Even more interestingly, a comparison of Louisiana with the report’s top state, Virginia, shows why pay alone is meaningless in determining quality. In their region, Louisiana ranks fifth from the bottom while Virginia is only fourth from the top in terms of pay. In fact, Virginia is a good $3,000 below the national average in pay. Further, adjusting for cost of living in each state’s metropolitan areas (where the majority of education occurs), the cost of living in Virginia is 12 percent higher, meaning, when salaries are thereby adjusted, Louisiana teachers’ salaries on average are only about $1,000 below those in Virginia. Clearly, the narrow pay differential has little to do with the gulf in quality.
This is why, when the issue inevitably resurfaces in the regular session of the Louisiana Legislature this year, teacher pay raises without any corresponding demand for increased accountability of them is asinine. Any raise must be tied into accountability; for example, administering a test of subject area knowledge, combining this with student achievement results, and basing future raises on performance measured this way. Such a regime won’t solve all problems, but it will put the state in the right direction, dealing with the real issue behind why Louisiana educational achievement lags.
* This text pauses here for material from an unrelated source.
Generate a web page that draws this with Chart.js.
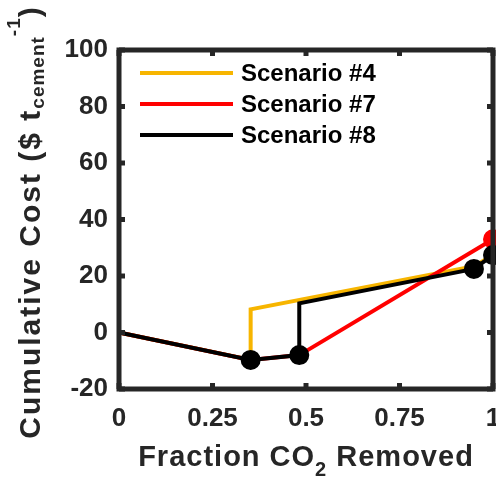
<!DOCTYPE html>
<html>
<head>
<meta charset="utf-8">
<script src="https://cdn.jsdelivr.net/npm/chart.js@4/dist/chart.umd.min.js"></script>
<style>
  html, body { margin: 0; padding: 0; background: #fff; }
  #wrap { width: 496px; height: 478px; }
</style>
</head>
<body>
<div id="wrap"><canvas id="grafico"></canvas></div>
<script>
// datos
const seriesNames = ['Scenario #4', 'Scenario #7', 'Scenario #8'];
const s4X = [0, 0.352, 0.352, 0.95, 1.0];
const s4Y = [0, -9.7, 8.2, 23.5, 27.4];
const s7X = [0, 0.352, 0.482, 1.0];
const s7Y = [0, -9.7, -8.0, 33.0];
const s8X = [0, 0.352, 0.482, 0.482, 0.949, 1.0];
const s8Y = [0, -9.7, -8.0, 10.3, 22.5, 27.4];
const xTicks = [0, 0.25, 0.5, 0.75, 1];
const yTicks = [-20, 0, 20, 40, 60, 80, 100];

const ink = '#262626';
const colores = ['#F7B500', '#FF0000', '#000000'];
const familia = '"Liberation Sans", Arial, sans-serif';

function pares(xs, ys) { return xs.map((x, i) => ({x: x, y: ys[i]})); }

// dibuja trozos de texto seguidos (para sub/superindices)
function textoPartes(ctx, partes, cx, base) {
  let w = 0;
  partes.forEach(p => { ctx.font = p.font; ctx.letterSpacing = p.ls + 'px'; w += ctx.measureText(p.t).width; });
  let x0 = cx - w / 2;
  partes.forEach(p => {
    ctx.font = p.font;
    ctx.letterSpacing = p.ls + 'px';
    ctx.fillText(p.t, x0, base + p.dy);
    x0 += ctx.measureText(p.t).width;
  });
  ctx.letterSpacing = '0px';
}

// caja de ejes, ticks hacia adentro, leyenda y titulos
const decoracion = {
  id: 'decoracion',
  afterDraw(chart) {
    const ctx = chart.ctx;
    const a = chart.chartArea;
    const xs = chart.scales.x, ys = chart.scales.y;
    ctx.save();
    ctx.strokeStyle = ink;
    ctx.lineWidth = 5;
    ctx.strokeRect(a.left, a.top, a.right - a.left, a.bottom - a.top);
    xTicks.forEach(v => {
      const px = xs.getPixelForValue(v);
      ctx.beginPath(); ctx.moveTo(px, a.bottom); ctx.lineTo(px, a.bottom - 6); ctx.stroke();
      ctx.beginPath(); ctx.moveTo(px, a.top); ctx.lineTo(px, a.top + 6); ctx.stroke();
    });
    yTicks.forEach(v => {
      const py = ys.getPixelForValue(v);
      ctx.beginPath(); ctx.moveTo(a.left, py); ctx.lineTo(a.left + 6, py); ctx.stroke();
      ctx.beginPath(); ctx.moveTo(a.right, py); ctx.lineTo(a.right - 6, py); ctx.stroke();
    });

    // leyenda
    ctx.font = 'bold 24px ' + familia;
    ctx.textBaseline = 'middle';
    ctx.fillStyle = '#000';
    seriesNames.forEach((n, i) => {
      const y = 73 + i * 31;
      ctx.strokeStyle = colores[i];
      ctx.lineWidth = 4;
      ctx.beginPath(); ctx.moveTo(140, y); ctx.lineTo(233, y); ctx.stroke();
      ctx.fillText(n, 241, y + 1);
    });

    // titulo eje x
    ctx.fillStyle = ink;
    ctx.textBaseline = 'alphabetic';
    textoPartes(ctx, [
      {t: 'Fraction CO', font: 'bold 29px ' + familia, ls: 1, dy: 0},
      {t: '2', font: 'bold 20px ' + familia, ls: 1, dy: 10},
      {t: ' Removed', font: 'bold 29px ' + familia, ls: 1, dy: 0}
    ], (a.left + a.right) / 2, 466);

    // titulo eje y
    ctx.save();
    ctx.translate(40, 222);
    ctx.rotate(-Math.PI / 2);
    textoPartes(ctx, [
      {t: 'Cumulative Cost ($ t', font: 'bold 30px ' + familia, ls: 2, dy: 0},
      {t: 'cement', font: 'bold 19px ' + familia, ls: 1, dy: 4},
      {t: '-1', font: 'bold 19px ' + familia, ls: 1, dy: -20},
      {t: ')', font: 'bold 30px ' + familia, ls: 2, dy: 0}
    ], 0, 0);
    ctx.restore();
    ctx.restore();
  }
};

const ctx = document.getElementById('grafico').getContext('2d');
new Chart(ctx, {
  type: 'scatter',
  data: {
    datasets: [
      {
        label: seriesNames[0],
        data: pares(s4X, s4Y),
        showLine: true,
        borderColor: colores[0],
        backgroundColor: colores[0],
        borderWidth: 4,
        pointRadius: 0,
        order: 3,
        clip: false
      },
      {
        label: seriesNames[1],
        data: pares(s7X, s7Y),
        showLine: true,
        borderColor: colores[1],
        backgroundColor: colores[1],
        borderWidth: 4,
        pointRadius: c => c.dataIndex === s7X.length - 1 ? 9 : 0,
        pointBorderWidth: 2,
        order: 2,
        clip: false
      },
      {
        label: seriesNames[2],
        data: pares(s8X, s8Y),
        showLine: true,
        borderColor: colores[2],
        backgroundColor: colores[2],
        borderWidth: 4,
        pointRadius: c => (c.dataIndex === 0 || c.dataIndex === 3) ? 0 : 9,
        pointBorderWidth: 2,
        order: 1,
        clip: false
      }
    ]
  },
  options: {
    responsive: true,
    maintainAspectRatio: false,
    animation: false,
    layout: { autoPadding: false, padding: { top: 50, right: 3, left: 0, bottom: 0 } },
    plugins: { legend: { display: false }, tooltip: { enabled: false } },
    scales: {
      x: {
        type: 'linear',
        min: 0, max: 1,
        afterBuildTicks: s => { s.ticks = xTicks.map(v => ({value: v})); },
        ticks: {
          font: { family: familia, size: 26, weight: 'bold' },
          color: ink,
          padding: 14,
          maxRotation: 0,
          autoSkip: false,
          callback: v => String(v)
        },
        grid: { display: false, drawTicks: false },
        border: { display: false },
        afterFit: s => { s.height = 89; s.paddingLeft = 0; s.paddingRight = 0; }
      },
      y: {
        type: 'linear',
        min: -20, max: 100,
        afterBuildTicks: s => { s.ticks = yTicks.map(v => ({value: v})); },
        ticks: {
          font: { family: familia, size: 26, weight: 'bold' },
          color: ink,
          padding: 11,
          autoSkip: false
        },
        grid: { display: false, drawTicks: false },
        border: { display: false },
        afterFit: s => { s.width = 119; s.paddingTop = 0; s.paddingBottom = 0; }
      }
    }
  },
  plugins: [decoracion]
});
</script>
</body>
</html>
I think teachers should receive significant pay raises, but in exchange, unproductive, deadbeat teachers should be able to be held accountable for their results and fired without a fuss being raised every time by the union.
ReplyDeleteI wanted to be a high school math teacher, but one look at the pay scale and seeing how little my mother, grandmother, and aunts were paid made choosing another profession the only reasonable option for me. True, that if you go into teaching, it is not supposed to be for the money. However, more pay should attract more actual qualified people. But again, increased pay should also result in increased accountability.